Ideologia
e “prática” na gestão dos monumentos nacionais
Luís Raposo/
19-4-2016 / Público
Ainda quanto aos
modelos de gestão de monumentos e museus em Sintra e em Belém,
afirma José Maria Lobo de Carvalho ( J.M.L.C.) neste jornal
(PÚBLICO, 15.4.2016) que as teses por mim também aqui defendidas
(PÚBLICO, 23.3.2016) apenas levantam “questões gerais e muitas
vezes mais ideológicas do que práticas”. Acrescenta que a minha
visão “é muito parcial”, porque “aborda a questão dos
custos, mas esquece a questão das receitas”. Com o respeito
devido, que é muito, e tendo até em conta que estamos muito mais de
acordo do que o meu ilustre contendor porventura imaginará,
permito-me discordar dele nestes dois pontos.
Primeiramente quanto
à ideologia: não existe nada de mais ideológico do que celebrar
desempenho gestionário que praticamente exclua da visita a museus os
cidadãos portugueses — o que J.M.L.C. também reconhece acontecer
em Sintra, sob gestão dos Parques de Sintra-Monte da Lua (PSML).
Sim, defendo uma ideologia de apropriação cidadã dos monumentos e
museus nacionais. E tal como em ciência não existe nada mais
prático do que uma boa teoria, também em política se dirá o mesmo
relativamente a uma boa ideologia.
Depois quanto a
custos e receitas. Comparem-se os gastos em que uma família de dois
adultos e duas crianças pequeninas (de seis e nove anos, por
exemplo, que nos PSML já pagam quase como adultos) tem de incorrer
para visitar os monumentos e museus em Sintra e em Belém/Ajuda, num
país em que quase 80% das famílias declaram em sede de IRS possuir
rendimentos mensais inferiores a mil euros (e isto já sem falar em
trabalhadores no activo com salário mínimo ou contratados a prazo e
pensionistas): cerca ou mais de 20% do seu rendimento mensal no
primeiro caso; muito menos de 5%, no segundo. Eis aqui a diferença
entre ideologia e “prática”. Custos?
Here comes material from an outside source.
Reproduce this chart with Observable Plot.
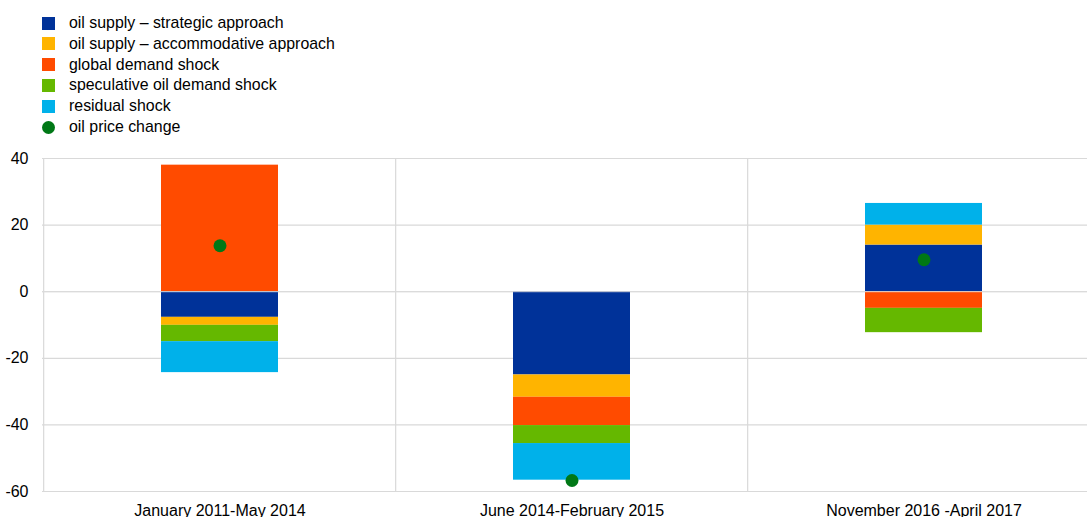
<!DOCTYPE html>
<html><head><meta charset="utf-8">
<script src="https://cdn.jsdelivr.net/npm/d3@7"></script>
<script src="https://cdn.jsdelivr.net/npm/@observablehq/plot@0.6"></script>
<style>
html,body{margin:0;padding:0;overflow:hidden;background:#fff;font-family:"Liberation Sans",Arial,sans-serif;}
#legend{position:relative;height:140px;width:1087px;}
.item{position:absolute;left:42px;height:20px;display:flex;align-items:center;font-size:15.9px;color:#000;white-space:nowrap;}
.sw{width:13px;height:13px;margin-right:14px;flex:none;}
.sw.dot{border-radius:50%;}
#chart{width:1087px;overflow:hidden;}
#chart svg{max-width:none !important;display:block;}
</style></head><body>
<div id="legend"></div><div id="chart"></div>
<script>
const categories = ["January 2011-May 2014", "June 2014-February 2015", "November 2016 -April 2017"];
const seriesNames = ["oil supply – strategic approach", "oil supply – accommodative approach", "global demand shock", "speculative oil demand shock", "residual shock"];
const seriesColors = ["#003299", "#FFB400", "#FF4B00", "#65B800", "#00B1EA"];
const strategic = [-7.7, -25.0, 14.0];
const accommodative = [-2.4, -6.7, 6.0];
const globalDemand = [38.0, -8.5, -5.0];
const speculative = [-4.9, -5.4, -7.3];
const residual = [-9.3, -11.0, 6.5];
const oilPriceChange = [13.8, -56.7, 9.6];
const priceLabel = "oil price change";
const priceColor = "#007816";
const yTicks = [-60, -40, -20, 0, 20, 40];

const seriesValues = [strategic, accommodative, globalDemand, speculative, residual];
const rows = [];
categories.forEach((c, ci) => {
  seriesNames.forEach((s, si) => rows.push({category: c, series: s, value: seriesValues[si][ci]}));
});
const points = categories.map((c, i) => ({category: c, value: oilPriceChange[i]}));

// legend
const legend = document.getElementById("legend");
const items = seriesNames.map((s, i) => ({label: s, color: seriesColors[i], dot: false}))
  .concat([{label: priceLabel, color: priceColor, dot: true}]);
items.forEach((it, i) => {
  const d = document.createElement("div");
  d.className = "item";
  d.style.top = (13 + 20.8 * i) + "px";
  const sw = document.createElement("span");
  sw.className = "sw" + (it.dot ? " dot" : "");
  sw.style.background = it.color;
  d.appendChild(sw);
  d.appendChild(document.createTextNode(it.label));
  legend.appendChild(d);
});

const W = 1100, H = 377, mL = 42, mR = 0;
const step = (W - mL - mR) / categories.length;
const chart = Plot.plot({
  width: W, height: H,
  marginLeft: mL, marginRight: mR, marginTop: 18, marginBottom: 26,
  style: {fontFamily: '"Liberation Sans", Arial, sans-serif', fontSize: "16px", color: "#000", background: "white", maxWidth: "none"},
  x: {domain: categories, paddingInner: 0.668, paddingOuter: 0.334, label: null, tickSize: 0, tickPadding: 13},
  y: {domain: [-60, 40], ticks: yTicks, tickFormat: d => String(d), label: null, tickSize: 0, tickPadding: 14},
  color: {domain: seriesNames, range: seriesColors},
  marks: [
    Plot.ruleY(yTicks, {stroke: "#d9d9d9", strokeWidth: 1.2}),
    Plot.ruleX(categories, {x: d => d, dx: -step / 2, stroke: "#d9d9d9", strokeWidth: 1.2}),
    Plot.barY(rows, {x: "category", y: "value", fill: "series"}),
    Plot.ruleY([0], {stroke: "#dcdcdc", strokeWidth: 1}),
    Plot.dot(points, {x: "category", y: "value", r: 6.5, fill: priceColor})
  ]
});
document.getElementById("chart").appendChild(chart);
</script>
</body></html>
Seguramente existem e
constituem um problema que muito ganhará em ser abordado numa óptica
de diversificação de receitas, embora os impostos que pagamos,
usados para manter a ordem das ruas, possam talvez também servir, se
não for pedir demais, para promover o acesso à nossa memória
monumental colectiva, acumulada em séculos e milénios sem que fosse
por sabêla bem vender a turistas — mas “apenas” porque a
considerámos para nós necessária e, em bastos casos, nos
mobilizámos em sua defesa.
E depois, que novo e
virtuoso modelo de gestão é esse que só se aplica a ilhas de
abundância e assegura o êxito pelo esmifrar de visitantes
estrangeiros, tidos como porcos mealheiros, expulsando os nacionais?
Sejamos francos e honestos: Se amanhã a tutela do património
cultural tivesse simplesmente como objectivo fazer do parque
museológico e monumental de Belém-Ajuda uma galinha dos ovos de
ouro altamente superavitária, argumentando, por exemplo, que assim
poderia melhor conservar e promover os conjunto patrimonial, bom,
bastaria seguir o exemplo de Sintra em matéria de preços de
bilhetes. Mas para isso nem seria preciso nenhum gestor qualificado,
nenhum novo modelo societário.
Quer isto dizer que
está tudo bem? Ou até que eu entendo que só os serviços centrais
do aparelho de Estado podem gerir museus e monumentos nacionais? Nada
disso. Mas, sim, sou contra o uso privado das receitas geradas nas
tais “ilhas de abundância” (mesmo quanto tal uso é feito por
sociedades de capitais públicos). E sobretudo sou contra qualquer
política de património que não seja centrada na promoção da
cidadania. Estarei a pedir a Lua? Não creio e dou uma sugestão de
possível aplicação imediata: a inclusão dos monumentos e museus
nacionais no âmbito do chamado “Cartão + Cultura” previsto no
programa do actual Governo, alargando os critérios da sua
atribuição, seja em matéria de base de incidência (que poderia
ser calculada a partir dos rendimentos declarados em sede de IRS),
seja em termos de entidades atribuidoras (que poderiam ser os museus
ou monumentos, na primeira visita que lhes fosse feita, ou as
autarquias locais ou até as repartições de finanças).